• GIVEN DATA:
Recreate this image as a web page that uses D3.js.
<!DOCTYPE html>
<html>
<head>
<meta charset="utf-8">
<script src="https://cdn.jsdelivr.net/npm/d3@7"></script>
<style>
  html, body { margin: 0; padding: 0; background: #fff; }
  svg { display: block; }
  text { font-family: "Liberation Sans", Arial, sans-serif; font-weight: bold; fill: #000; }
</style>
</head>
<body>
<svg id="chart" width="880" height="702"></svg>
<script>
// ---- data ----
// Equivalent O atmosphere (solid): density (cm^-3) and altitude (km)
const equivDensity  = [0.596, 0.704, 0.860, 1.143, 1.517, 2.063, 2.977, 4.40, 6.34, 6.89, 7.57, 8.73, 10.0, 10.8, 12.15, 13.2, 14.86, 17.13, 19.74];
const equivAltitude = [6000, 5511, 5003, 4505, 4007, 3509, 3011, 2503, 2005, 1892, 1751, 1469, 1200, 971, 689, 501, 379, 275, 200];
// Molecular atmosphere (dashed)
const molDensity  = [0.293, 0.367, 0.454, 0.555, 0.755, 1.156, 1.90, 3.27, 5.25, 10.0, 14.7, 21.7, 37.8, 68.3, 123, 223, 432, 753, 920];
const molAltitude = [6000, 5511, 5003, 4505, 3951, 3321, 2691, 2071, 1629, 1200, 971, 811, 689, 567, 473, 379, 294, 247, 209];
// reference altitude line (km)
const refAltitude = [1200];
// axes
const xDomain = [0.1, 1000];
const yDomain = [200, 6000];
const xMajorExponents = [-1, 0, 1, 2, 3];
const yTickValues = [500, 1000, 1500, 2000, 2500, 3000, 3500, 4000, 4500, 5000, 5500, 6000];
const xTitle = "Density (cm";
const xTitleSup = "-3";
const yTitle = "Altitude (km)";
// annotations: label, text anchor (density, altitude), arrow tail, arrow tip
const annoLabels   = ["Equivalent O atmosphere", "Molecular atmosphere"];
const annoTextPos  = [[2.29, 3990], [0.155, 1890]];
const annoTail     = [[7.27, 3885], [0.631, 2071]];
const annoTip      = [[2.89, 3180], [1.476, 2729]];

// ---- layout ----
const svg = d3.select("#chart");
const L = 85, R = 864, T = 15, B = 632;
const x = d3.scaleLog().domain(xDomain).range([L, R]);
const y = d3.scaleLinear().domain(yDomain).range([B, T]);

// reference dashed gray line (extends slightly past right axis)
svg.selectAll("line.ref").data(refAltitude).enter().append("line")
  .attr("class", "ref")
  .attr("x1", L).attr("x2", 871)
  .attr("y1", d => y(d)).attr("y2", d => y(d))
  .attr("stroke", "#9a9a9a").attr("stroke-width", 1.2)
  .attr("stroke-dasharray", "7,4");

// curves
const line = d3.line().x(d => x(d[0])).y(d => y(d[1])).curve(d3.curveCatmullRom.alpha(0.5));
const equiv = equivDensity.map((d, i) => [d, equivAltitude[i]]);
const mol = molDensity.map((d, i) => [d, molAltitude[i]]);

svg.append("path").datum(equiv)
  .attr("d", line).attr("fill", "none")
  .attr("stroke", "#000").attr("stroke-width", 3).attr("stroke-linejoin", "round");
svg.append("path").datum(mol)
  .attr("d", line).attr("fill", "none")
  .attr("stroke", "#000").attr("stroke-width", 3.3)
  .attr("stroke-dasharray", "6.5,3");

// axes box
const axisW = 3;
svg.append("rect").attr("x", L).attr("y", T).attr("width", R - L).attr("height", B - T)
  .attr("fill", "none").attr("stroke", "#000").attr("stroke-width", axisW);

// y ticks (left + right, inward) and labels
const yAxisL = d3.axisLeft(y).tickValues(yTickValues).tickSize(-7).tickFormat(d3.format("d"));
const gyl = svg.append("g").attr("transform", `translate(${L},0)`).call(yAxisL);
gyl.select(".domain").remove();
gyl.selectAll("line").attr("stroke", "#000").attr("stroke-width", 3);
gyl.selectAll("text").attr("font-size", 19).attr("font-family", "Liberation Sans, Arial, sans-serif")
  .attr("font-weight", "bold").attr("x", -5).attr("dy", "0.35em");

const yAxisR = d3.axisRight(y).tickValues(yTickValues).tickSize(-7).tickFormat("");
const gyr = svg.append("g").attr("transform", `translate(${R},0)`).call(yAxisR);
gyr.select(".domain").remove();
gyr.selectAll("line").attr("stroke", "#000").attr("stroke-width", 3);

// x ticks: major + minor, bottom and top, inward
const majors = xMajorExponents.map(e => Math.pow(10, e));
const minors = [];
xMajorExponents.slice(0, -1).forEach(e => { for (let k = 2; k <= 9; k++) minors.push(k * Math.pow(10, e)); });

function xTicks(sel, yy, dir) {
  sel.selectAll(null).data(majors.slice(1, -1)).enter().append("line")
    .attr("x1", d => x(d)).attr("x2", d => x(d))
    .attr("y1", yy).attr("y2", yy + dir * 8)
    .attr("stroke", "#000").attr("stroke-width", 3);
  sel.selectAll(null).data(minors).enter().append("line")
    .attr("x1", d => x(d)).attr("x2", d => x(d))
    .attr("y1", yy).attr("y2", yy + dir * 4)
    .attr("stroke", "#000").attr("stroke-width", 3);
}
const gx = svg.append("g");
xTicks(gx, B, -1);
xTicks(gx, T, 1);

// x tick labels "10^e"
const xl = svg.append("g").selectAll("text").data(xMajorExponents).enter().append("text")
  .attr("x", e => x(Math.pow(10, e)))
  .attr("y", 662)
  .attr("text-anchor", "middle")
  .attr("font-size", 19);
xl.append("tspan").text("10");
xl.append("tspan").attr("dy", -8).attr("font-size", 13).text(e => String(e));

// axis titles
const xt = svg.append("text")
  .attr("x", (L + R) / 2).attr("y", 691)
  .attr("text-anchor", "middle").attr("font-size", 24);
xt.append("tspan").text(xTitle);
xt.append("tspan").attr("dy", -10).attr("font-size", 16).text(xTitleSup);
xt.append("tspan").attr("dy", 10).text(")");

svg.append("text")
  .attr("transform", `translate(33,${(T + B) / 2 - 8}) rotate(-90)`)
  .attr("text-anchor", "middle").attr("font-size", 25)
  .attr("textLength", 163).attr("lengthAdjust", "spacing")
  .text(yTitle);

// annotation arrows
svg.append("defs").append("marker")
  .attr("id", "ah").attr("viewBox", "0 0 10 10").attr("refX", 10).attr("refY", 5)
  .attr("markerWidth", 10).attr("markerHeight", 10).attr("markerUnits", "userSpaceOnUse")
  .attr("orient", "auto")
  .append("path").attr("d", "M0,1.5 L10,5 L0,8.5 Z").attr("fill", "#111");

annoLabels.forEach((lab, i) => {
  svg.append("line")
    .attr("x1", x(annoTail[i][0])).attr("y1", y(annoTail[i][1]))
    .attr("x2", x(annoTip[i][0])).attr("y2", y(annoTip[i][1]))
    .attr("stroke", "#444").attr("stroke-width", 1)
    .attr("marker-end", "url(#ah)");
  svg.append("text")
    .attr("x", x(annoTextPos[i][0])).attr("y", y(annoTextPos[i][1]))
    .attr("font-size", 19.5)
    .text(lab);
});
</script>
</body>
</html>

• EXERCISE DETAILS: Retype the data in full and match it exactly.

• WRITTEN REPLY:
Recreate this image as a web page that uses D3.js.
<!DOCTYPE html>
<html>
<head>
<meta charset="utf-8">
<script src="https://cdn.jsdelivr.net/npm/d3@7"></script>
<style>
  html, body { margin: 0; padding: 0; background: #fff; }
  svg { display: block; }
  text { font-family: "Liberation Sans", Arial, sans-serif; font-weight: bold; fill: #000; }
</style>
</head>
<body>
<svg id="chart" width="880" height="702"></svg>
<script>
// ---- data ----
// Equivalent O atmosphere (solid): density (cm^-3) and altitude (km)
const equivDensity  = [0.596, 0.704, 0.860, 1.143, 1.517, 2.063, 2.977, 4.40, 6.34, 6.89, 7.57, 8.73, 10.0, 10.8, 12.15, 13.2, 14.86, 17.13, 19.74];
const equivAltitude = [6000, 5511, 5003, 4505, 4007, 3509, 3011, 2503, 2005, 1892, 1751, 1469, 1200, 971, 689, 501, 379, 275, 200];
// Molecular atmosphere (dashed)
const molDensity  = [0.293, 0.367, 0.454, 0.555, 0.755, 1.156, 1.90, 3.27, 5.25, 10.0, 14.7, 21.7, 37.8, 68.3, 123, 223, 432, 753, 920];
const molAltitude = [6000, 5511, 5003, 4505, 3951, 3321, 2691, 2071, 1629, 1200, 971, 811, 689, 567, 473, 379, 294, 247, 209];
// reference altitude line (km)
const refAltitude = [1200];
// axes
const xDomain = [0.1, 1000];
const yDomain = [200, 6000];
const xMajorExponents = [-1, 0, 1, 2, 3];
const yTickValues = [500, 1000, 1500, 2000, 2500, 3000, 3500, 4000, 4500, 5000, 5500, 6000];
const xTitle = "Density (cm";
const xTitleSup = "-3";
const yTitle = "Altitude (km)";
// annotations: label, text anchor (density, altitude), arrow tail, arrow tip
const annoLabels   = ["Equivalent O atmosphere", "Molecular atmosphere"];
const annoTextPos  = [[2.29, 3990], [0.155, 1890]];
const annoTail     = [[7.27, 3885], [0.631, 2071]];
const annoTip      = [[2.89, 3180], [1.476, 2729]];

// ---- layout ----
const svg = d3.select("#chart");
const L = 85, R = 864, T = 15, B = 632;
const x = d3.scaleLog().domain(xDomain).range([L, R]);
const y = d3.scaleLinear().domain(yDomain).range([B, T]);

// reference dashed gray line (extends slightly past right axis)
svg.selectAll("line.ref").data(refAltitude).enter().append("line")
  .attr("class", "ref")
  .attr("x1", L).attr("x2", 871)
  .attr("y1", d => y(d)).attr("y2", d => y(d))
  .attr("stroke", "#9a9a9a").attr("stroke-width", 1.2)
  .attr("stroke-dasharray", "7,4");

// curves
const line = d3.line().x(d => x(d[0])).y(d => y(d[1])).curve(d3.curveCatmullRom.alpha(0.5));
const equiv = equivDensity.map((d, i) => [d, equivAltitude[i]]);
const mol = molDensity.map((d, i) => [d, molAltitude[i]]);

svg.append("path").datum(equiv)
  .attr("d", line).attr("fill", "none")
  .attr("stroke", "#000").attr("stroke-width", 3).attr("stroke-linejoin", "round");
svg.append("path").datum(mol)
  .attr("d", line).attr("fill", "none")
  .attr("stroke", "#000").attr("stroke-width", 3.3)
  .attr("stroke-dasharray", "6.5,3");

// axes box
const axisW = 3;
svg.append("rect").attr("x", L).attr("y", T).attr("width", R - L).attr("height", B - T)
  .attr("fill", "none").attr("stroke", "#000").attr("stroke-width", axisW);

// y ticks (left + right, inward) and labels
const yAxisL = d3.axisLeft(y).tickValues(yTickValues).tickSize(-7).tickFormat(d3.format("d"));
const gyl = svg.append("g").attr("transform", `translate(${L},0)`).call(yAxisL);
gyl.select(".domain").remove();
gyl.selectAll("line").attr("stroke", "#000").attr("stroke-width", 3);
gyl.selectAll("text").attr("font-size", 19).attr("font-family", "Liberation Sans, Arial, sans-serif")
  .attr("font-weight", "bold").attr("x", -5).attr("dy", "0.35em");

const yAxisR = d3.axisRight(y).tickValues(yTickValues).tickSize(-7).tickFormat("");
const gyr = svg.append("g").attr("transform", `translate(${R},0)`).call(yAxisR);
gyr.select(".domain").remove();
gyr.selectAll("line").attr("stroke", "#000").attr("stroke-width", 3);

// x ticks: major + minor, bottom and top, inward
const majors = xMajorExponents.map(e => Math.pow(10, e));
const minors = [];
xMajorExponents.slice(0, -1).forEach(e => { for (let k = 2; k <= 9; k++) minors.push(k * Math.pow(10, e)); });

function xTicks(sel, yy, dir) {
  sel.selectAll(null).data(majors.slice(1, -1)).enter().append("line")
    .attr("x1", d => x(d)).attr("x2", d => x(d))
    .attr("y1", yy).attr("y2", yy + dir * 8)
    .attr("stroke", "#000").attr("stroke-width", 3);
  sel.selectAll(null).data(minors).enter().append("line")
    .attr("x1", d => x(d)).attr("x2", d => x(d))
    .attr("y1", yy).attr("y2", yy + dir * 4)
    .attr("stroke", "#000").attr("stroke-width", 3);
}
const gx = svg.append("g");
xTicks(gx, B, -1);
xTicks(gx, T, 1);

// x tick labels "10^e"
const xl = svg.append("g").selectAll("text").data(xMajorExponents).enter().append("text")
  .attr("x", e => x(Math.pow(10, e)))
  .attr("y", 662)
  .attr("text-anchor", "middle")
  .attr("font-size", 19);
xl.append("tspan").text("10");
xl.append("tspan").attr("dy", -8).attr("font-size", 13).text(e => String(e));

// axis titles
const xt = svg.append("text")
  .attr("x", (L + R) / 2).attr("y", 691)
  .attr("text-anchor", "middle").attr("font-size", 24);
xt.append("tspan").text(xTitle);
xt.append("tspan").attr("dy", -10).attr("font-size", 16).text(xTitleSup);
xt.append("tspan").attr("dy", 10).text(")");

svg.append("text")
  .attr("transform", `translate(33,${(T + B) / 2 - 8}) rotate(-90)`)
  .attr("text-anchor", "middle").attr("font-size", 25)
  .attr("textLength", 163).attr("lengthAdjust", "spacing")
  .text(yTitle);

// annotation arrows
svg.append("defs").append("marker")
  .attr("id", "ah").attr("viewBox", "0 0 10 10").attr("refX", 10).attr("refY", 5)
  .attr("markerWidth", 10).attr("markerHeight", 10).attr("markerUnits", "userSpaceOnUse")
  .attr("orient", "auto")
  .append("path").attr("d", "M0,1.5 L10,5 L0,8.5 Z").attr("fill", "#111");

annoLabels.forEach((lab, i) => {
  svg.append("line")
    .attr("x1", x(annoTail[i][0])).attr("y1", y(annoTail[i][1]))
    .attr("x2", x(annoTip[i][0])).attr("y2", y(annoTip[i][1]))
    .attr("stroke", "#444").attr("stroke-width", 1)
    .attr("marker-end", "url(#ah)");
  svg.append("text")
    .attr("x", x(annoTextPos[i][0])).attr("y", y(annoTextPos[i][1]))
    .attr("font-size", 19.5)
    .text(lab);
});
</script>
</body>
</html>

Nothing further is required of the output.